▸ Given information
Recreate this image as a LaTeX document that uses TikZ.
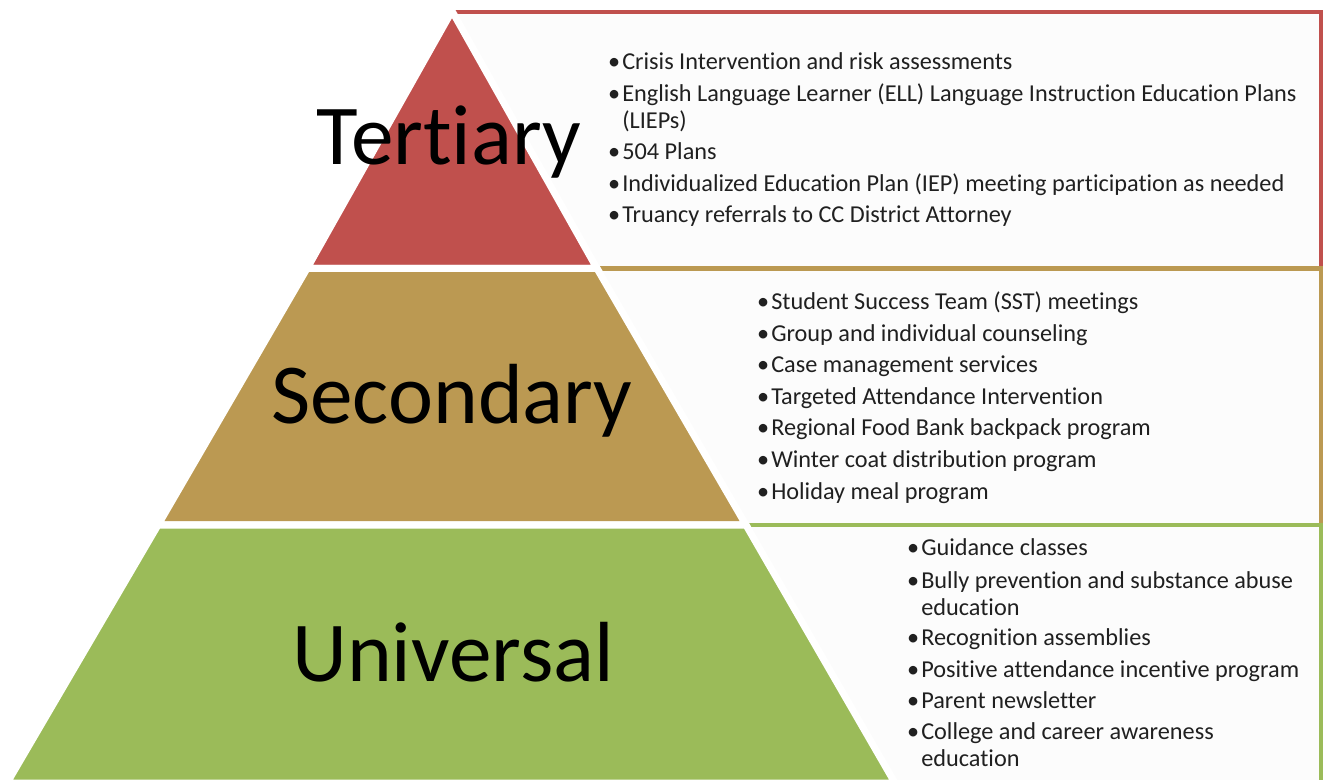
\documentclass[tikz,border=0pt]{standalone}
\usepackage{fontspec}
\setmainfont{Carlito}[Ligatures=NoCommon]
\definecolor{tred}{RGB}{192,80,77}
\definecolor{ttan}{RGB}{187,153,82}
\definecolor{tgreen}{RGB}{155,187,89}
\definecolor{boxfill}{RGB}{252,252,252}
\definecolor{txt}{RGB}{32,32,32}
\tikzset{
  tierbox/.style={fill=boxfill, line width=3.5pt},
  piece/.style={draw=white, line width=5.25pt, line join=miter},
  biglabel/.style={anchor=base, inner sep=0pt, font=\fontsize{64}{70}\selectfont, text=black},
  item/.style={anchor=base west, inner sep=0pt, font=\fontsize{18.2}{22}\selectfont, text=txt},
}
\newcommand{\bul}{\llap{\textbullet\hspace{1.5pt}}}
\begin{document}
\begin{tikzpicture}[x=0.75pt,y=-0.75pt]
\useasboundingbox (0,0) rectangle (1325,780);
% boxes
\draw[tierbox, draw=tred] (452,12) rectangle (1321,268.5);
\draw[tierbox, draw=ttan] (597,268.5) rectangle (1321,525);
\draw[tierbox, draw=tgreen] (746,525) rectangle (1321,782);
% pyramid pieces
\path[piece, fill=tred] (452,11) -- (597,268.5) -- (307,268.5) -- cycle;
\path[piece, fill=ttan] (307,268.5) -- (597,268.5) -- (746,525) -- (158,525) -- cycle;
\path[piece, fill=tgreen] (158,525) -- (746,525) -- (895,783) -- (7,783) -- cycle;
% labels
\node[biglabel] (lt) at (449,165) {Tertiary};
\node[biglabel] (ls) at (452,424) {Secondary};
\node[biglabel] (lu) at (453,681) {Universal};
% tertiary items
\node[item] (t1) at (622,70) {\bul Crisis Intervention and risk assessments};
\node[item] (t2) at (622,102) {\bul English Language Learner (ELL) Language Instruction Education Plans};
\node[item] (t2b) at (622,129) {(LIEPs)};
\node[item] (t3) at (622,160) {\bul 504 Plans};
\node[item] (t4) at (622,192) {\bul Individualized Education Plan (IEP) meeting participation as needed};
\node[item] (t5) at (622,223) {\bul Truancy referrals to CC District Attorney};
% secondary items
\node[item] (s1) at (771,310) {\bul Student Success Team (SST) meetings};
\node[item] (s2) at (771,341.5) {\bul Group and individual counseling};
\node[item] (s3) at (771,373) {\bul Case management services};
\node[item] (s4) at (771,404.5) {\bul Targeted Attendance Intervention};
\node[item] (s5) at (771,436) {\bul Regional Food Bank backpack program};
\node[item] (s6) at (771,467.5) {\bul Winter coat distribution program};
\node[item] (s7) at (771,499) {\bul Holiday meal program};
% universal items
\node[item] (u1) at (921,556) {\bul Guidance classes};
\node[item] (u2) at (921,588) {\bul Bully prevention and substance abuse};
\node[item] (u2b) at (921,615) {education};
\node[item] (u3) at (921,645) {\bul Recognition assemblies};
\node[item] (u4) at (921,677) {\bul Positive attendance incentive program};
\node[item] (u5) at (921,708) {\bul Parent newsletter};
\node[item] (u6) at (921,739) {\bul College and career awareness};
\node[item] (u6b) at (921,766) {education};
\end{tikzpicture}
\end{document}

▸ Task
Output the data above without changes, apart from leaving out the pictures.

▸ Correct output
Recreate this image as a LaTeX document that uses TikZ.
\documentclass[tikz,border=0pt]{standalone}
\usepackage{fontspec}
\setmainfont{Carlito}[Ligatures=NoCommon]
\definecolor{tred}{RGB}{192,80,77}
\definecolor{ttan}{RGB}{187,153,82}
\definecolor{tgreen}{RGB}{155,187,89}
\definecolor{boxfill}{RGB}{252,252,252}
\definecolor{txt}{RGB}{32,32,32}
\tikzset{
  tierbox/.style={fill=boxfill, line width=3.5pt},
  piece/.style={draw=white, line width=5.25pt, line join=miter},
  biglabel/.style={anchor=base, inner sep=0pt, font=\fontsize{64}{70}\selectfont, text=black},
  item/.style={anchor=base west, inner sep=0pt, font=\fontsize{18.2}{22}\selectfont, text=txt},
}
\newcommand{\bul}{\llap{\textbullet\hspace{1.5pt}}}
\begin{document}
\begin{tikzpicture}[x=0.75pt,y=-0.75pt]
\useasboundingbox (0,0) rectangle (1325,780);
% boxes
\draw[tierbox, draw=tred] (452,12) rectangle (1321,268.5);
\draw[tierbox, draw=ttan] (597,268.5) rectangle (1321,525);
\draw[tierbox, draw=tgreen] (746,525) rectangle (1321,782);
% pyramid pieces
\path[piece, fill=tred] (452,11) -- (597,268.5) -- (307,268.5) -- cycle;
\path[piece, fill=ttan] (307,268.5) -- (597,268.5) -- (746,525) -- (158,525) -- cycle;
\path[piece, fill=tgreen] (158,525) -- (746,525) -- (895,783) -- (7,783) -- cycle;
% labels
\node[biglabel] (lt) at (449,165) {Tertiary};
\node[biglabel] (ls) at (452,424) {Secondary};
\node[biglabel] (lu) at (453,681) {Universal};
% tertiary items
\node[item] (t1) at (622,70) {\bul Crisis Intervention and risk assessments};
\node[item] (t2) at (622,102) {\bul English Language Learner (ELL) Language Instruction Education Plans};
\node[item] (t2b) at (622,129) {(LIEPs)};
\node[item] (t3) at (622,160) {\bul 504 Plans};
\node[item] (t4) at (622,192) {\bul Individualized Education Plan (IEP) meeting participation as needed};
\node[item] (t5) at (622,223) {\bul Truancy referrals to CC District Attorney};
% secondary items
\node[item] (s1) at (771,310) {\bul Student Success Team (SST) meetings};
\node[item] (s2) at (771,341.5) {\bul Group and individual counseling};
\node[item] (s3) at (771,373) {\bul Case management services};
\node[item] (s4) at (771,404.5) {\bul Targeted Attendance Intervention};
\node[item] (s5) at (771,436) {\bul Regional Food Bank backpack program};
\node[item] (s6) at (771,467.5) {\bul Winter coat distribution program};
\node[item] (s7) at (771,499) {\bul Holiday meal program};
% universal items
\node[item] (u1) at (921,556) {\bul Guidance classes};
\node[item] (u2) at (921,588) {\bul Bully prevention and substance abuse};
\node[item] (u2b) at (921,615) {education};
\node[item] (u3) at (921,645) {\bul Recognition assemblies};
\node[item] (u4) at (921,677) {\bul Positive attendance incentive program};
\node[item] (u5) at (921,708) {\bul Parent newsletter};
\node[item] (u6) at (921,739) {\bul College and career awareness};
\node[item] (u6b) at (921,766) {education};
\end{tikzpicture}
\end{document}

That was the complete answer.